CREATIVE professionals such as graphic designers, artists and even science fiction writers will be required to help develop successful software in the future.
That’s according to a new report compiled for the European Commission by Lero, the Irish Software Research Centre, headquartered at the University of Limerick.
The report finds that software has reached what it calls a “Software Crisis 2.0” bottleneck due to an explosion in demand across most industries from medicine and healthcare to automotive and mobile telephony combined with the increased complexity needed to serve these sectors.
The study was commissioned by DG Connect (Directorate-General of Communications Networks, Content and Technology) to address how to maximise the benefit of European software research funding under the €80 billion Horizon 2020 programme.
It quotes research which finds that despite the advances in software such as agile development, management believes that more projects fail now than five or ten years ago. It also claims that almost a third of software projects will be cancelled before completion and over half of those that are completed will cost 189 per cent of their original estimates.

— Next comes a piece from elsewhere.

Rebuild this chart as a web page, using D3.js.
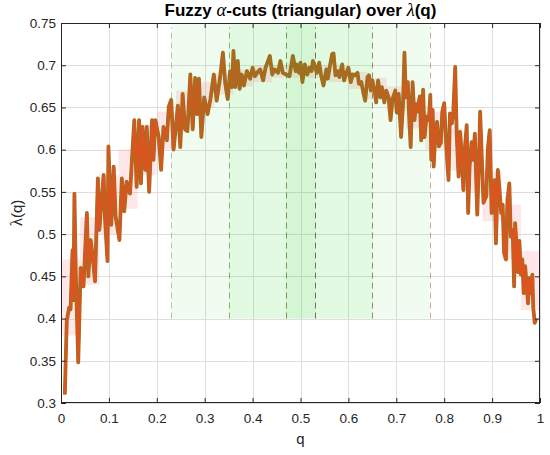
<!DOCTYPE html>
<html>
<head>
<meta charset="utf-8">
<script src="https://cdn.jsdelivr.net/npm/d3@7"></script>
<style>
  body { margin: 0; background: #fff; }
  svg { font-family: "Liberation Sans", Arial, Helvetica, sans-serif; }
</style>
</head>
<body>
<div id="chart"></div>
<script>
// --- Data ---
const qPts = [
  0.008, 0.012, 0.017, 0.020, 0.024, 0.026, 0.028, 0.031, 0.036, 0.041,
  0.047, 0.054, 0.057, 0.062, 0.066, 0.071, 0.077, 0.080, 0.089, 0.092,
  0.097, 0.099, 0.105, 0.110, 0.114, 0.122, 0.127, 0.132, 0.137, 0.144,
  0.153, 0.158, 0.163, 0.167, 0.170, 0.176, 0.179, 0.184, 0.190, 0.193,
  0.197, 0.204, 0.209, 0.214, 0.221, 0.225, 0.230, 0.235, 0.244, 0.249,
  0.254, 0.259, 0.264, 0.270, 0.275, 0.280, 0.284, 0.288, 0.293, 0.299,
  0.306, 0.312, 0.319, 0.325, 0.332, 0.338, 0.343, 0.348, 0.353, 0.357,
  0.360, 0.364, 0.369, 0.373, 0.377, 0.382, 0.388, 0.395, 0.400, 0.405,
  0.412, 0.416, 0.422, 0.427, 0.436, 0.441, 0.446, 0.453, 0.458, 0.463,
  0.470, 0.477, 0.484, 0.490, 0.492, 0.497, 0.500, 0.504, 0.509, 0.514,
  0.519, 0.523, 0.526, 0.530, 0.534, 0.539, 0.543, 0.548, 0.554, 0.557,
  0.562, 0.566, 0.569, 0.573, 0.578, 0.581, 0.587, 0.591, 0.595, 0.600,
  0.605, 0.609, 0.614, 0.619, 0.622, 0.627, 0.631, 0.635, 0.640, 0.643,
  0.647, 0.650, 0.655, 0.658, 0.662, 0.667, 0.670, 0.675, 0.679, 0.684,
  0.688, 0.692, 0.698, 0.701, 0.705, 0.710, 0.714, 0.717, 0.720, 0.724,
  0.727, 0.730, 0.734, 0.738, 0.741, 0.744, 0.749, 0.752, 0.756, 0.759,
  0.763, 0.768, 0.771, 0.773, 0.776, 0.778, 0.782, 0.785, 0.789, 0.793,
  0.796, 0.800, 0.804, 0.809, 0.812, 0.816, 0.819, 0.823, 0.826, 0.830,
  0.833, 0.836, 0.840, 0.843, 0.847, 0.850, 0.853, 0.857, 0.860, 0.864,
  0.869, 0.873, 0.875, 0.880, 0.882, 0.888, 0.891, 0.895, 0.899, 0.901,
  0.905, 0.908, 0.912, 0.915, 0.919, 0.922, 0.925, 0.929, 0.932, 0.936,
  0.939, 0.943, 0.946, 0.948, 0.951, 0.954, 0.957, 0.960, 0.963, 0.966,
  0.969, 0.972, 0.975, 0.978, 0.981, 0.984, 0.986, 0.989, 0.992
];
const lambdaPts = [
  0.310, 0.397, 0.413, 0.411, 0.481, 0.422, 0.548, 0.450, 0.348, 0.460,
  0.438, 0.525, 0.450, 0.493, 0.474, 0.444, 0.566, 0.505, 0.570, 0.517,
  0.468, 0.604, 0.511, 0.580, 0.521, 0.493, 0.566, 0.527, 0.562, 0.548,
  0.635, 0.556, 0.635, 0.560, 0.627, 0.576, 0.627, 0.550, 0.635, 0.588,
  0.635, 0.615, 0.576, 0.627, 0.611, 0.651, 0.659, 0.600, 0.652, 0.603,
  0.666, 0.624, 0.622, 0.689, 0.624, 0.685, 0.642, 0.684, 0.615, 0.662,
  0.642, 0.660, 0.689, 0.658, 0.685, 0.715, 0.678, 0.660, 0.693, 0.674,
  0.717, 0.674, 0.705, 0.672, 0.689, 0.676, 0.693, 0.684, 0.697, 0.687,
  0.693, 0.695, 0.682, 0.697, 0.711, 0.689, 0.695, 0.691, 0.705, 0.691,
  0.689, 0.687, 0.711, 0.693, 0.701, 0.691, 0.703, 0.680, 0.701, 0.689,
  0.697, 0.693, 0.705, 0.699, 0.691, 0.703, 0.688, 0.676, 0.695, 0.684,
  0.701, 0.713, 0.714, 0.688, 0.693, 0.686, 0.701, 0.682, 0.689, 0.697,
  0.680, 0.689, 0.688, 0.691, 0.678, 0.680, 0.668, 0.658, 0.686, 0.688,
  0.670, 0.682, 0.668, 0.656, 0.682, 0.662, 0.674, 0.656, 0.670, 0.662,
  0.635, 0.660, 0.670, 0.644, 0.666, 0.615, 0.654, 0.715, 0.662, 0.680,
  0.638, 0.603, 0.680, 0.635, 0.654, 0.645, 0.663, 0.611, 0.671, 0.615,
  0.639, 0.635, 0.665, 0.588, 0.647, 0.580, 0.623, 0.633, 0.604, 0.608,
  0.645, 0.655, 0.608, 0.564, 0.643, 0.631, 0.645, 0.698, 0.619, 0.568,
  0.621, 0.600, 0.552, 0.600, 0.629, 0.525, 0.580, 0.609, 0.588, 0.619,
  0.523, 0.596, 0.645, 0.568, 0.537, 0.545, 0.600, 0.623, 0.525, 0.552,
  0.564, 0.489, 0.576, 0.556, 0.525, 0.535, 0.478, 0.470, 0.541, 0.560,
  0.497, 0.505, 0.438, 0.513, 0.488, 0.455, 0.492, 0.452, 0.470, 0.430,
  0.462, 0.440, 0.418, 0.448, 0.430, 0.452, 0.412, 0.395, 0.400
];

// pink envelope around the trace, one step per bin
const bandEdges = [0, 0.04, 0.08, 0.12, 0.16, 0.20, 0.24, 0.28, 0.32, 0.36, 0.40, 0.44, 0.48,
                   0.52, 0.56, 0.60, 0.64, 0.68, 0.72, 0.76, 0.80, 0.84, 0.88, 0.92, 0.96, 1.0];
const bandLo = [0.38, 0.44, 0.50, 0.53, 0.57, 0.60, 0.63, 0.65, 0.665, 0.675, 0.68, 0.685,
                0.685, 0.685, 0.68, 0.672, 0.66, 0.645, 0.625, 0.60, 0.575, 0.55, 0.515, 0.47, 0.41];
const bandHi = [0.47, 0.52, 0.57, 0.60, 0.63, 0.645, 0.67, 0.68, 0.69, 0.695, 0.70, 0.70,
                0.70, 0.70, 0.70, 0.692, 0.685, 0.675, 0.66, 0.645, 0.625, 0.60, 0.575, 0.535, 0.48];

// alpha-cuts of the triangular fuzzy number
const cutAlpha = [0.1, 0.5, 0.9];
const cutLo = [0.23, 0.35, 0.47];
const cutHi = [0.77, 0.65, 0.53];
const cutBase = 0.4;

const xTicks = [0, 0.1, 0.2, 0.3, 0.4, 0.5, 0.6, 0.7, 0.8, 0.9, 1];
const yTicks = [0.3, 0.35, 0.4, 0.45, 0.5, 0.55, 0.6, 0.65, 0.7, 0.75];

// --- Layout ---
const W = 550, H = 455;
const margin = { top: 23, right: 10, bottom: 52, left: 61 };
const x0 = margin.left, x1 = W - margin.right, y0 = margin.top, y1 = H - margin.bottom;

const svg = d3.select("#chart").append("svg")
  .attr("width", W).attr("height", H);

const x = d3.scaleLinear().domain([0, 1]).range([x0, x1]);
const y = d3.scaleLinear().domain([0.3, 0.75]).range([y1, y0]);

// grid
const grid = svg.append("g").attr("class", "grid").attr("stroke", "#dedede").attr("stroke-width", 1);
grid.selectAll("line.gx").data(xTicks).enter().append("line")
  .attr("x1", d => Math.round(x(d)) + 0.5).attr("x2", d => Math.round(x(d)) + 0.5)
  .attr("y1", y0).attr("y2", y1);
grid.selectAll("line.gy").data(yTicks).enter().append("line")
  .attr("y1", d => Math.round(y(d)) + 0.5).attr("y2", d => Math.round(y(d)) + 0.5)
  .attr("x1", x0).attr("x2", x1);

// alpha-cut shading (stacked, translucent)
svg.append("g").selectAll("rect").data(cutAlpha).enter().append("rect")
  .attr("x", (d, i) => x(cutLo[i]))
  .attr("width", (d, i) => x(cutHi[i]) - x(cutLo[i]))
  .attr("y", y(0.75))
  .attr("height", y(cutBase) - y(0.75))
  .attr("fill", "rgb(60,215,60)")
  .attr("fill-opacity", 0.075);

// pink envelope
const bandData = bandLo.map((lo, i) => ({ q0: bandEdges[i], q1: bandEdges[i + 1], lo, hi: bandHi[i] }));
svg.append("g").selectAll("rect").data(bandData).enter().append("rect")
  .attr("x", d => x(d.q0)).attr("width", d => x(d.q1) - x(d.q0))
  .attr("y", d => y(d.hi)).attr("height", d => y(d.lo) - y(d.hi))
  .attr("fill", "#ff8090").attr("fill-opacity", 0.2);

// dashed cut boundaries
const cutLines = cutAlpha.flatMap((a, i) => [
  { q: cutLo[i], a, side: "lo" },
  { q: cutHi[i], a, side: "hi" }
]);
svg.append("g").selectAll("line").data(cutLines).enter().append("line")
  .attr("x1", d => Math.round(x(d.q)) + 0.5).attr("x2", d => Math.round(x(d.q)) + 0.5)
  .attr("y1", y(cutBase)).attr("y2", y(0.745))
  .attr("stroke", d => d.side === "lo" ? "#5e8f2e" : "#6e4d36")
  .attr("stroke-opacity", d => 0.4 + 0.5 * d.a)
  .attr("stroke-width", 1)
  .attr("stroke-dasharray", "6,4");

// lambda(q) trace
const pts = qPts.map((q, i) => [q, lambdaPts[i]]);
const line = d3.line().x(d => x(d[0])).y(d => y(d[1]));

// orange fades toward the core of the triangle
const grad = svg.append("defs").append("linearGradient")
  .attr("id", "traceFade")
  .attr("gradientUnits", "userSpaceOnUse")
  .attr("x1", x(0)).attr("x2", x(1)).attr("y1", 0).attr("y2", 0);
[[0, 1], [0.2, 0.95], [0.35, 0.55], [0.5, 0.3], [0.65, 0.55], [0.8, 0.95], [1, 1]]
  .forEach(([o, op]) => grad.append("stop")
    .attr("offset", o).attr("stop-color", "#dc5420").attr("stop-opacity", op));

svg.append("path").datum(pts)
  .attr("d", line)
  .attr("fill", "none")
  .attr("stroke", "#867a1e")
  .attr("stroke-width", 3.8)
  .attr("stroke-linejoin", "round");

svg.append("path").datum(pts)
  .attr("d", line)
  .attr("fill", "none")
  .attr("stroke", "url(#traceFade)")
  .attr("stroke-width", 2.6)
  .attr("stroke-linejoin", "round");

// axes (MATLAB-style box with inward ticks)
const fmt = d => String(d);
const axisColor = "#262626";

function styleAxis(g) {
  g.select(".domain").remove();
  g.selectAll(".tick line").attr("stroke", axisColor);
  g.selectAll(".tick text").attr("fill", axisColor).attr("font-size", 13.5);
}

svg.append("g").attr("transform", `translate(0,${y1})`)
  .call(d3.axisBottom(x).tickValues(xTicks).tickFormat(fmt).tickSize(-5).tickPadding(10))
  .call(styleAxis);
svg.append("g").attr("transform", `translate(0,${y0})`)
  .call(d3.axisTop(x).tickValues(xTicks).tickFormat("").tickSize(-5))
  .call(styleAxis);
svg.append("g").attr("transform", `translate(${x0},0)`)
  .call(d3.axisLeft(y).tickValues(yTicks).tickFormat(fmt).tickSize(-5).tickPadding(5))
  .call(styleAxis);
svg.append("g").attr("transform", `translate(${x1},0)`)
  .call(d3.axisRight(y).tickValues(yTicks).tickFormat("").tickSize(-5))
  .call(styleAxis);

svg.append("rect")
  .attr("x", x0 + 0.5).attr("y", y0 + 0.5)
  .attr("width", x1 - x0 - 1).attr("height", y1 - y0 - 1)
  .attr("fill", "none").attr("stroke", axisColor).attr("stroke-width", 1);

// title
const title = svg.append("text")
  .attr("x", (x0 + x1) / 2).attr("y", 16)
  .attr("text-anchor", "middle")
  .attr("font-size", 17).attr("font-weight", "bold").attr("fill", "#000");
title.append("tspan").text("Fuzzy ");
title.append("tspan").attr("font-family", "'Liberation Serif', 'DejaVu Serif', serif")
  .attr("font-style", "italic").attr("font-weight", "normal").attr("font-size", 18.5).text("α");
title.append("tspan").text("-cuts (triangular) over ");
title.append("tspan").attr("font-family", "'Liberation Serif', 'DejaVu Serif', serif")
  .attr("font-style", "italic").attr("font-weight", "normal").attr("font-size", 18.5).text("λ");
title.append("tspan").text("(q)");

// axis labels
svg.append("text")
  .attr("x", (x0 + x1) / 2).attr("y", 444)
  .attr("text-anchor", "middle").attr("font-size", 15).attr("fill", axisColor)
  .text("q");

const yl = svg.append("text")
  .attr("transform", `translate(22,${(y0 + y1) / 2}) rotate(-90)`)
  .attr("text-anchor", "middle").attr("font-size", 15).attr("fill", axisColor);
yl.append("tspan").attr("font-family", "'Liberation Serif', 'DejaVu Serif', serif")
  .attr("font-size", 17).text("λ");
yl.append("tspan").text("(q)");
</script>
</body>
</html>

“The fact is that most of today’s successful companies from music and booksellers to taxis and travel are effectively software firms,” said Prof Mike Hinchey of Lero and co-author of the report.
“And the traditional companies which they are overtaking are reverting to becoming software-intensive organisations. This is placing tremendous pressures on the software industry’s ability to deliver.
It is well accepted that Europe will require more software professionals to cope with this explosive demand and complexity. But such is the widespread application of software today across all sectors that we will need input from creatives in the visual and written arts in order to help develop software that can be understood and implemented by end users.”